Clearly something must be done about food waste. There is already legal guidance that dictates what pro-ducers must do about their surpluses. In the UK, a food and drink waste hierarchy puts methods of tackling the problem in priority order, listing the redistribution of food for human consumption second only to waste reduction. And some organisations are taking heed. Pret a Manger donates food that remains unsold at the end of each day to charities and hostels supporting people affected by homelessness, and apps such as Olio and Too Good To Go enable people to trade surplus food locally. InStock, a pop-up restaurant in Amsterdam, serves Kentucky Fried Goose, made from birds shot down at Schiphol Airport to prevent them from fouling jet engines and poaches misshapen fruit in red wine that has been open too long to drink.
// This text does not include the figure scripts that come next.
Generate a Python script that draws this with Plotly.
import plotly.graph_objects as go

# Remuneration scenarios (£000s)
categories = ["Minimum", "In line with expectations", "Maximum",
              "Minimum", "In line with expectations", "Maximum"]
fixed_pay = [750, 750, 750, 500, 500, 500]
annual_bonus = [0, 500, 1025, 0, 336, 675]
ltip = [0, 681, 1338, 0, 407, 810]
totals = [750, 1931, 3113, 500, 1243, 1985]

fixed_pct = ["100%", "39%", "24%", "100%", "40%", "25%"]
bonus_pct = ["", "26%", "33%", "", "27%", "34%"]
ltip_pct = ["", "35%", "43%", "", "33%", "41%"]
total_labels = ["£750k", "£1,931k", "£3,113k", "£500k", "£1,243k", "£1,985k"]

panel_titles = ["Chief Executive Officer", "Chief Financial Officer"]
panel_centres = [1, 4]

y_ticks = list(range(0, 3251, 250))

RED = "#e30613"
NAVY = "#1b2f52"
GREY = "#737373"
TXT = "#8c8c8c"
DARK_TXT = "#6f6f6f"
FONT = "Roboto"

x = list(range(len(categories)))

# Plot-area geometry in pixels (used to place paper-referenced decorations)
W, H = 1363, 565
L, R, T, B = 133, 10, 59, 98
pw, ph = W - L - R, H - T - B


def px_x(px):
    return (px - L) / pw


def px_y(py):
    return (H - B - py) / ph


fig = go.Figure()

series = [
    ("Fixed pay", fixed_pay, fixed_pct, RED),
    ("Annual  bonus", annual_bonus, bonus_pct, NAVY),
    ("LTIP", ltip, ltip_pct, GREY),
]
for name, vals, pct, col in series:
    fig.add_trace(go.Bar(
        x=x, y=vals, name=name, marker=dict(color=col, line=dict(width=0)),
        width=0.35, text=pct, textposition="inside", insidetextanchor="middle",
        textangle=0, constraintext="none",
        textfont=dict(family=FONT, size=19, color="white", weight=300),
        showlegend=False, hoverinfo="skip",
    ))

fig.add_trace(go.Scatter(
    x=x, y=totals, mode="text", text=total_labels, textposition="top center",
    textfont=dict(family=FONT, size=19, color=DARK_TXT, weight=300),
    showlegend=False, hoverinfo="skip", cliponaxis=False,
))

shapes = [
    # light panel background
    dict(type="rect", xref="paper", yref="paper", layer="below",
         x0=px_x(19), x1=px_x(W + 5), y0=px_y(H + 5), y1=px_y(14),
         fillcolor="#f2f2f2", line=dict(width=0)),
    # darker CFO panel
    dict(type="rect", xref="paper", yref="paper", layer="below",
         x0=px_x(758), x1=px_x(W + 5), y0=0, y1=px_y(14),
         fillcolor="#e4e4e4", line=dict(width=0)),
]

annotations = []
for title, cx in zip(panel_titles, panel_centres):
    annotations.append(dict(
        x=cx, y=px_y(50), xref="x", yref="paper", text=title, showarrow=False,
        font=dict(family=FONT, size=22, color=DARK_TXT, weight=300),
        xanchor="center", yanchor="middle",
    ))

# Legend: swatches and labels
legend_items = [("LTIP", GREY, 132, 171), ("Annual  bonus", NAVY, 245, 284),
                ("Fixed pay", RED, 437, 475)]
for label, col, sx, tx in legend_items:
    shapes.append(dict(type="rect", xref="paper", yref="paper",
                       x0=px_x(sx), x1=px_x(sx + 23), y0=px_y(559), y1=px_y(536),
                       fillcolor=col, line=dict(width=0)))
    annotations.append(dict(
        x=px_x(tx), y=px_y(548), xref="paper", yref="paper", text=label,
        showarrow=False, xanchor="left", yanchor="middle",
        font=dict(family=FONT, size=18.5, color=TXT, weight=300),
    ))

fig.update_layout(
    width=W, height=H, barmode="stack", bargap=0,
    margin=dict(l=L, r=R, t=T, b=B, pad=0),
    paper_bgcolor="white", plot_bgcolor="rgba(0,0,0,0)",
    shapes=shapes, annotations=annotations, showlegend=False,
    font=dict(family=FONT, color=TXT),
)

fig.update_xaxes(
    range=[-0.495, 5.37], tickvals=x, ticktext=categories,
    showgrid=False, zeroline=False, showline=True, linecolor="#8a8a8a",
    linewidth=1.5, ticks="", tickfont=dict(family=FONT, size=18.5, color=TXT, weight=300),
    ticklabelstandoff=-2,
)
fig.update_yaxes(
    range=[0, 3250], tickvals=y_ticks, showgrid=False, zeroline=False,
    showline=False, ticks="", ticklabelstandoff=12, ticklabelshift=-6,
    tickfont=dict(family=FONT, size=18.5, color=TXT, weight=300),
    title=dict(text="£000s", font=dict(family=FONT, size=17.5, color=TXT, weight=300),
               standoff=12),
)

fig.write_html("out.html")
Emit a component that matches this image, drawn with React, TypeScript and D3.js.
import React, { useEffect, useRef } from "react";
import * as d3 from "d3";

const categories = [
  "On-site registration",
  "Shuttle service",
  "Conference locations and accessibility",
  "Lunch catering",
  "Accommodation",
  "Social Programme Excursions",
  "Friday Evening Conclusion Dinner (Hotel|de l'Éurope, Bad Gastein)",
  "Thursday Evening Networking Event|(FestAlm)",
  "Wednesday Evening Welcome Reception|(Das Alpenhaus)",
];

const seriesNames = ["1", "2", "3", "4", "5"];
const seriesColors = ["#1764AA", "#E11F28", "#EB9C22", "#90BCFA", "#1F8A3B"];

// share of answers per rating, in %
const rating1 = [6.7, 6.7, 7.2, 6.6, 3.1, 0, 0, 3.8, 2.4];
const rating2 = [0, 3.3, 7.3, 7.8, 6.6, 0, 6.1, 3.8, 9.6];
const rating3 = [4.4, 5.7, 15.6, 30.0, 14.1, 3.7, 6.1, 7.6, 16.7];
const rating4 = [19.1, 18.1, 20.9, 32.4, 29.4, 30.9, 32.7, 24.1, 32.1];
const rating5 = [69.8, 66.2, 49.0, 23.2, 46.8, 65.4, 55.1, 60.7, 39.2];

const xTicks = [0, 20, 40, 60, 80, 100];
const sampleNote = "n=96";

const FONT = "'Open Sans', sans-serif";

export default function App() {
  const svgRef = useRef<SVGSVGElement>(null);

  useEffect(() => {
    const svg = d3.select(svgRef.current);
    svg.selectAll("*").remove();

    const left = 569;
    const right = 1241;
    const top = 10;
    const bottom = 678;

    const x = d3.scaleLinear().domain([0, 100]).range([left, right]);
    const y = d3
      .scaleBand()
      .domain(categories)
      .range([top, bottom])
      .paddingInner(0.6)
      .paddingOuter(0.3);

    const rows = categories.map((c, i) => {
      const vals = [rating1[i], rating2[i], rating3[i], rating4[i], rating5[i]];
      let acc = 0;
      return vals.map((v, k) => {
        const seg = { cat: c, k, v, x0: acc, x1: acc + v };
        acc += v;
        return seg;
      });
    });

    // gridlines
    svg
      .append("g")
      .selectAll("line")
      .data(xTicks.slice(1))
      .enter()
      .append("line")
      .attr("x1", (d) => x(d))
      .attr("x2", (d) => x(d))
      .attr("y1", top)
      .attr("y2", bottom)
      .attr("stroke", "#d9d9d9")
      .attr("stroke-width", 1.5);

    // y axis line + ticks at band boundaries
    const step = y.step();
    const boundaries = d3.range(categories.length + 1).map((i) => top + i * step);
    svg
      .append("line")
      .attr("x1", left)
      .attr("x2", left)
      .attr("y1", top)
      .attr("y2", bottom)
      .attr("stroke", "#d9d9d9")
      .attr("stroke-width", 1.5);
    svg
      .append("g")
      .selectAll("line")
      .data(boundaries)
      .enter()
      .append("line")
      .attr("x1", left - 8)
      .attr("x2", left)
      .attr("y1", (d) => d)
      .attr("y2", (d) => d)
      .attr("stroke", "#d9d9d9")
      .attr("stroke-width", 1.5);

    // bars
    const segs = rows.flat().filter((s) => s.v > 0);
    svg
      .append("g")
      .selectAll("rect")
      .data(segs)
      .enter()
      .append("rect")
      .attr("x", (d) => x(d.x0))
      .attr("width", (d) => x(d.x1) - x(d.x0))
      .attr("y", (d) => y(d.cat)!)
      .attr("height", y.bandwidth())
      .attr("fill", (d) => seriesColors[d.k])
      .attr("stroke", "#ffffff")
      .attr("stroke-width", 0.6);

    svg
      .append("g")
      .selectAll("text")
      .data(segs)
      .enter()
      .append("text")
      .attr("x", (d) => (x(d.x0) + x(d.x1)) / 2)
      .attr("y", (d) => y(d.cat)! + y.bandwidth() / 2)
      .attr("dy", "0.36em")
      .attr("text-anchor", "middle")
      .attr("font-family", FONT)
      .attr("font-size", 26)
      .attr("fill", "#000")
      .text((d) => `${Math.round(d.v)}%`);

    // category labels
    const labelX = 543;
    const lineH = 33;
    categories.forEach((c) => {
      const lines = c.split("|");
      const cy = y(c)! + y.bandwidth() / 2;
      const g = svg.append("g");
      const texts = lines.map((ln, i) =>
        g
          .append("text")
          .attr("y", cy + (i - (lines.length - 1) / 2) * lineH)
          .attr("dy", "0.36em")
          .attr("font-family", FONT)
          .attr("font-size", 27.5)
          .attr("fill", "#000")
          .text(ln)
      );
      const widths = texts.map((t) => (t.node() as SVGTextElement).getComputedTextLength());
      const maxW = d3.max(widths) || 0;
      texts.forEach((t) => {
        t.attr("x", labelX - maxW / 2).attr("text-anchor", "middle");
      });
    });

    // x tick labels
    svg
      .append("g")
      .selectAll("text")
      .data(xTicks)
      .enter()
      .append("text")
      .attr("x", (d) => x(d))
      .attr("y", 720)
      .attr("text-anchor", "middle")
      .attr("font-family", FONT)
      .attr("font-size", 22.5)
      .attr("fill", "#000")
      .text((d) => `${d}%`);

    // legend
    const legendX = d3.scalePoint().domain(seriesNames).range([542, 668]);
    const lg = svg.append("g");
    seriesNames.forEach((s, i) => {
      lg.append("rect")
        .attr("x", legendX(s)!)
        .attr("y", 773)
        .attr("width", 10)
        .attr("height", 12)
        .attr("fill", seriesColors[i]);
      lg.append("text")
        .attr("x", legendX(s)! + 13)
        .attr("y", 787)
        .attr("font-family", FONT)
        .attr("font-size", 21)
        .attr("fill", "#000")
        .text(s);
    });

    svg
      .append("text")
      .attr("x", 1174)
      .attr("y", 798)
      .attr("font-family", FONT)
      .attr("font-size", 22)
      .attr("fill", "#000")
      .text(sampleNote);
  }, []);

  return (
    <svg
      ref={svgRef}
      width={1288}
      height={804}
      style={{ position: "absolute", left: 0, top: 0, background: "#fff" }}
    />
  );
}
More than a thousand ‘social supermarkets’ across Europe sell damaged or close to use-by date food at reduced prices and Rotten Fruit Box is a subscription service for freeze-dried fruit that would otherwise have been left to rot. And yet Tristram Stuart, author of Waste: Uncovering the Global Food Scandal, is still reporting locked bins containing edible food spoiled with blue dye being transported straight from supermarkets to landfill – ninth on the UK government’s hierarchy and excusable only as a last resort. The food industry clearly has a long way to go in reducing food waste and redistributing surplus to those who are currently going hungry.
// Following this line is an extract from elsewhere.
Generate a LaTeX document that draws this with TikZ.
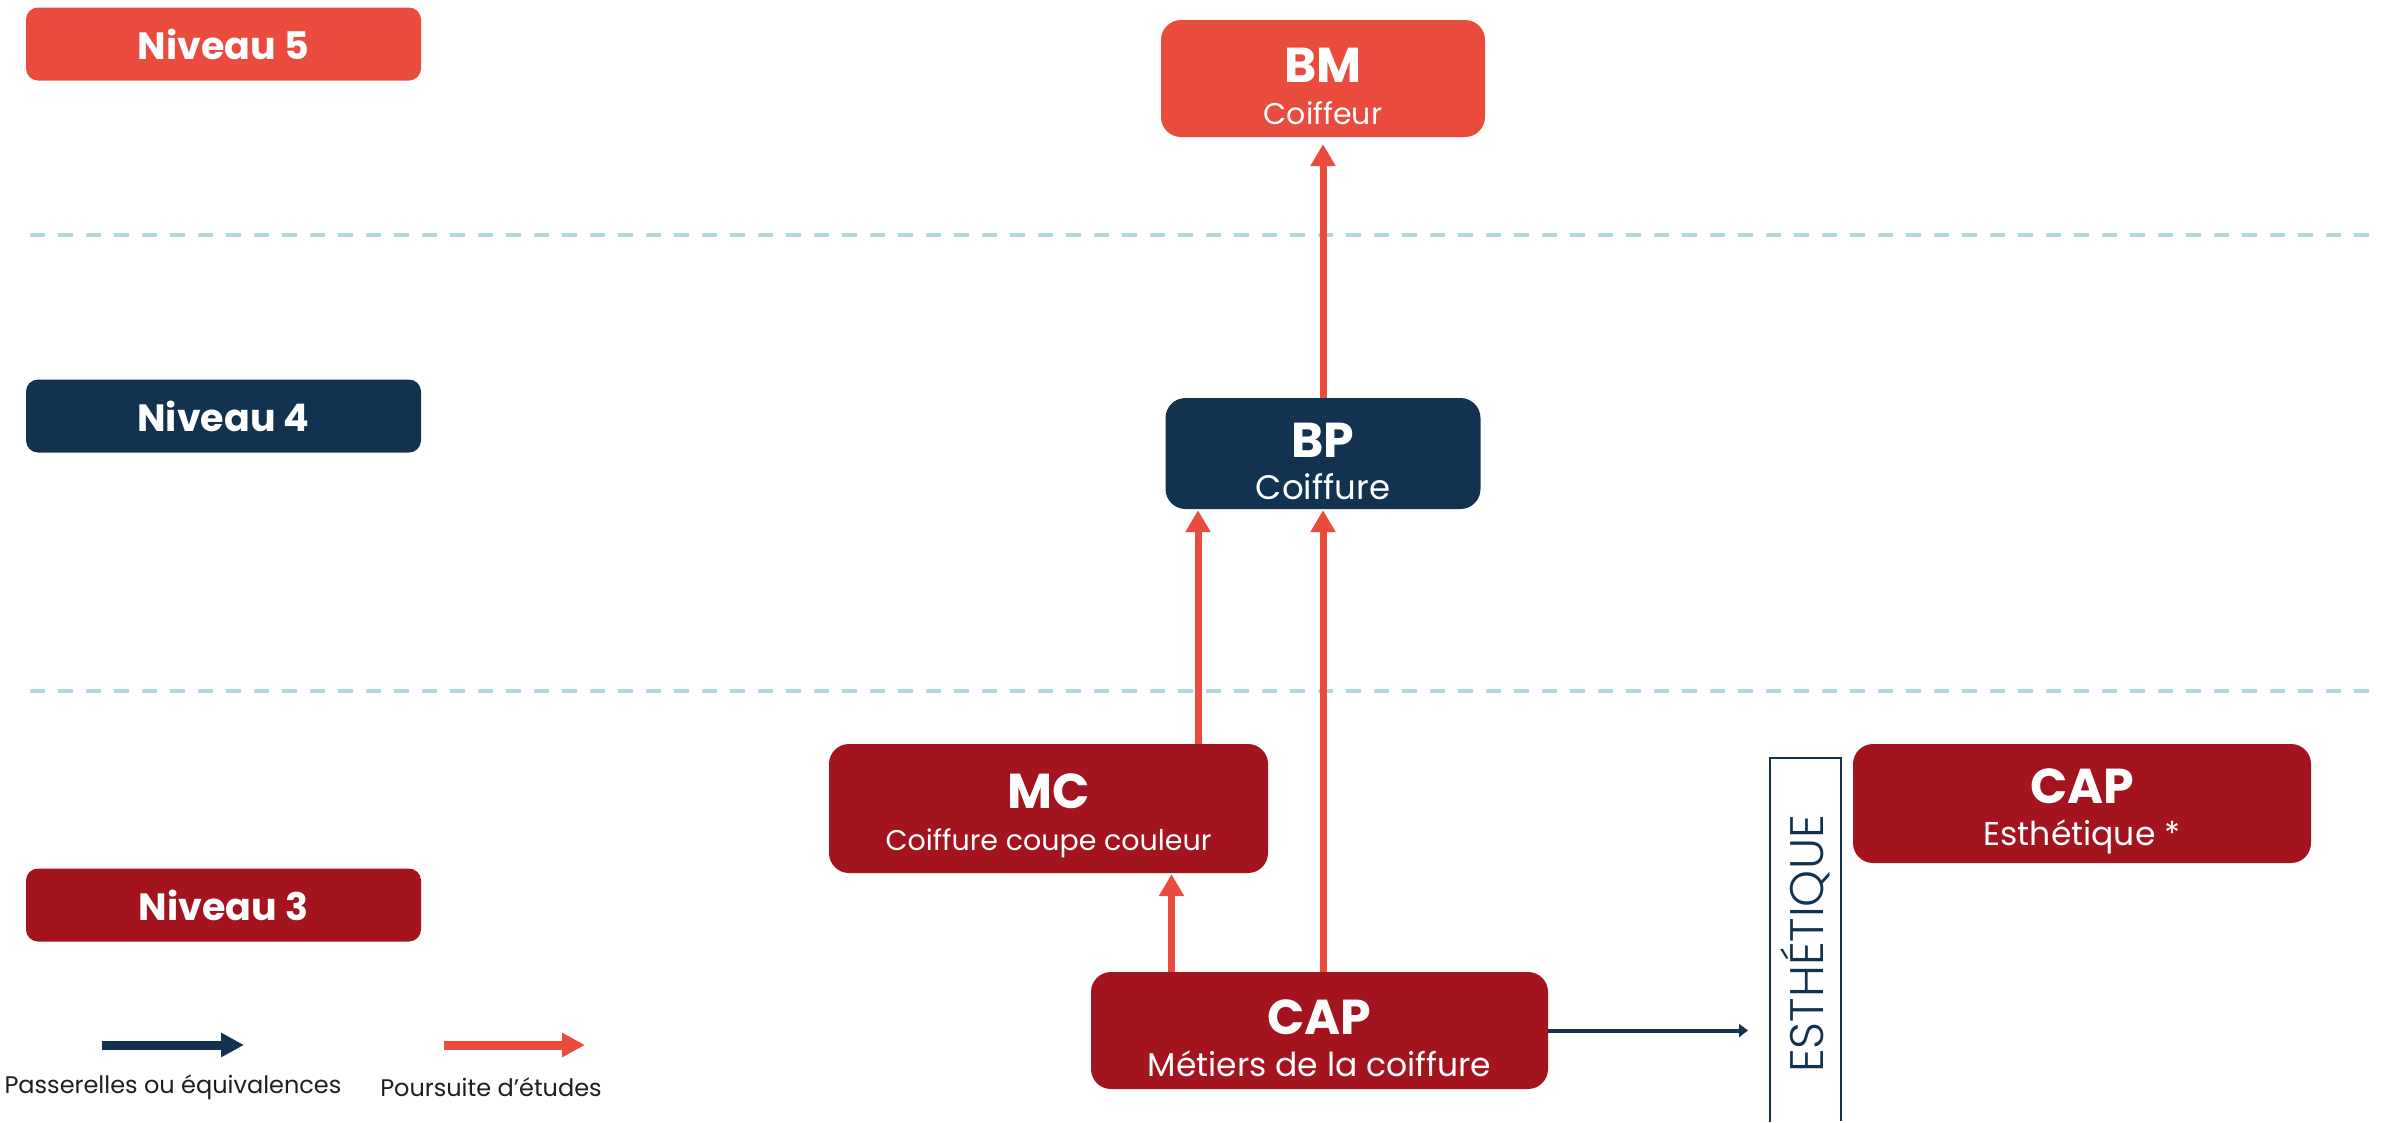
\documentclass[tikz,border=0pt]{standalone}
\usepackage{fontspec}
\setmainfont{Poppins}
\newfontfamily\fin{Poppins}[UprightFont=* Light]
\usetikzlibrary{arrows.meta,positioning}

\definecolor{rougeclair}{HTML}{E94B3C}
\definecolor{marine}{HTML}{12324F}
\definecolor{bordeaux}{HTML}{A3141F}
\definecolor{pointille}{HTML}{B3D6DC}
\definecolor{legende}{HTML}{1E1E1E}

\newcommand{\diplome}[3][30]{{\fontsize{49}{42}\selectfont\bfseries\rule{0pt}{50pt}#2}\\{\fontsize{#1}{42}\selectfont #3}}

\begin{document}
\begin{tikzpicture}[x=1pt,y=-1pt,shorten >=1pt]

        \tikzstyle{every node}=[inner sep=0pt]
        \tikzstyle{niveau}=[rounded corners=12pt, minimum width=395pt, minimum height=73pt, text=white, font=\fontsize{38}{40}\selectfont\bfseries]
        \tikzstyle{formation}=[rounded corners=20pt, text=white, align=center, font=\fontsize{30}{42}\selectfont]
        \tikzstyle{poursuite}=[->, >={Triangle[width=24pt,length=22pt]}, draw=rougeclair, line width=7pt]
        \tikzstyle{passerelle}=[->, >={Triangle[width=13pt,length=9pt]}, draw=marine, line width=4pt]
        \tikzstyle{separation}=[draw=pointille, line width=4.5pt, dash pattern=on 15pt off 13pt]

        \useasboundingbox (0,0) rectangle (2382,1122);

        % niveaux
        \node[niveau, fill=rougeclair] (niv5) at (223.5,44)  {Niveau 5};
        \node[niveau, fill=marine]     (niv4) at (223.5,416) {Niveau 4};
        \node[niveau, fill=bordeaux]   (niv3) at (223.5,905) {Niveau 3};

        \draw[separation] (30,235) -- (2382,235);
        \draw[separation] (30,691) -- (2382,691);

        % diplomes
        \node[formation, fill=rougeclair, minimum width=324pt, minimum height=117pt] (bm)      at (1323,78.5)    {\diplome{BM}{Coiffeur}};
        \node[formation, fill=marine,     minimum width=315pt, minimum height=111pt] (bp)      at (1323,453.5)   {\diplome[34]{BP}{Coiffure}};
        \node[formation, fill=bordeaux,   minimum width=439pt, minimum height=129pt] (mc)      at (1048.5,808.5) {\diplome[28.5]{MC}{Coiffure coupe couleur}};
        \node[formation, fill=bordeaux,   minimum width=457pt, minimum height=117pt] (cap)     at (1319.5,1030.5){\diplome[33]{CAP}{Métiers de la coiffure}};
        \node[formation, fill=bordeaux,   minimum width=458pt, minimum height=119pt] (capesth) at (2082,803.5)   {\diplome[33]{CAP}{Esthétique *}};

        \node[rotate=90, text=marine, font=\fontsize{47}{47}\selectfont\fin] (esth) at (1805.5,944) {ESTHÉTIQUE};
        \draw[marine, line width=2pt] (1770,1122) |- (1841,758) -- (1841,1122);

        \coordinate (bpg) at ([xshift=-125]bp.south);
        \coordinate (mcd) at ([xshift=123]mc.south);
        \coordinate (filiere) at (1749,1030.5);

        \path
        (bp)                 edge[poursuite, shorten >=7pt] (bm)
        (bp.south |- cap.north) edge[poursuite]             (bp.south)
        (bpg |- mc.north)    edge[poursuite]                (bpg)
        (mcd |- cap.north)   edge[poursuite]                (mcd)
        (cap.east)           edge[passerelle]               (filiere)
    ;

        % legende
        \coordinate (pa) at (102,1045);
        \coordinate (pb) at (245,1045);
        \coordinate (pc) at (444,1045);
        \coordinate (pd) at (586,1045);
        \draw[passerelle, line width=9pt, >={Triangle[width=23pt,length=23pt]}] (pa) -- (pb);
        \draw[poursuite,  line width=9pt, >={Triangle[width=23pt,length=23pt]}] (pc) -- (pd);

        \node[text=legende, font=\fontsize{24}{26}\selectfont] (leg1) at (173,1087) {Passerelles ou équivalences};
        \node[text=legende, font=\fontsize{24}{26}\selectfont] (leg2) at (491,1087) {Poursuite d’études};

\end{tikzpicture}
\end{document}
However, not all food waste is avoidable, and neither is it all edible. Think of the shells from eggs or seafood, the husks from coffee beans or the fleeces from sheep raised for meat. Every time we process animals and vegetables into food, we leave behind inedible by-products – all of which contribute to climate change as they decompose in landfill sites. The second directive in the UK government’s food waste hierarchy is redistribution – firstly as food, but secondly in the reuse of bio-material to make industrial products – and it is here that the projects in this chapter come in. Instead of taking raw materials from the earth, a new generation of designers and makers is looking to these waste streams, transforming something empty, finished and unwanted into some-thing meaningful, new and desirable. British designer Bethan Gray has collaborated with Nature Squared to turn feathers and shells into furniture and home accessories fit to be passed down through generations. Basse Stittgen makes tableware from damaged and out-of-date eggs. Solidwool has injected new worth into a failing local wool industry, turning something that had been downgraded to waste back into the valued commodity it once was. And Ana Cristina Quiñones, Atticus Durnell and Highsociety Studio are all finding ways to transform the waste generated by our obsession with coffee into something positive. On their own, these projects aren’t any more likely to resolve our global food problems than my banana bread is, but they may be enough to start conversations and change mind-sets – and, with a little luck and a lot of perseverance, that may just be enough to start something that will.
Bethan Gray x Nature Squared
The Exploring Eden collection, a collaboration between Bethan Gray and surface specialist Nature Squared, comprises lounge chairs, desks and side tables as well as paperweights and bookends, all made from waste natural materials such as the shells discarded in the preparation of seafood and the feathers plucked from poultry.
bethangray.com | naturesquared.com
Basse Stittgen
The German designer’stableware and home accessories collection, How Do You Like Your Eggs?, is made entirely from eggshells and egg whites that would otherwise be discarded.
Atticus Durnell
This London-based designer uses a granite-like material made from used coffee grounds, called That’s Caffeine. It is water and heat resistant, offering all the benefits of plastic with none of the environmental compromises.
Solidwool
Combining the ‘itchy and scratchy’ charcoal-grey wool of Herdwick sheep with a bio-resin, the husband-and-wife team based in Devon has developed a material with similar properties to fibreglass and carbon fibre.
Ana Cristina Quiñones
This Puerto Rican designer has created a biodegradable material called ‘Materia Madura’, derived from the organic waste produced by the consumption of plantain and coffee – two of Puerto Rico’s cultural staples.
Highsociety Studio
Johannes Kiniger and Giulia Farencena Casaro have created a lighting collection using the by-products of coffee and beer making, including the husk of the coffee bean and barley and hops left over from brewing.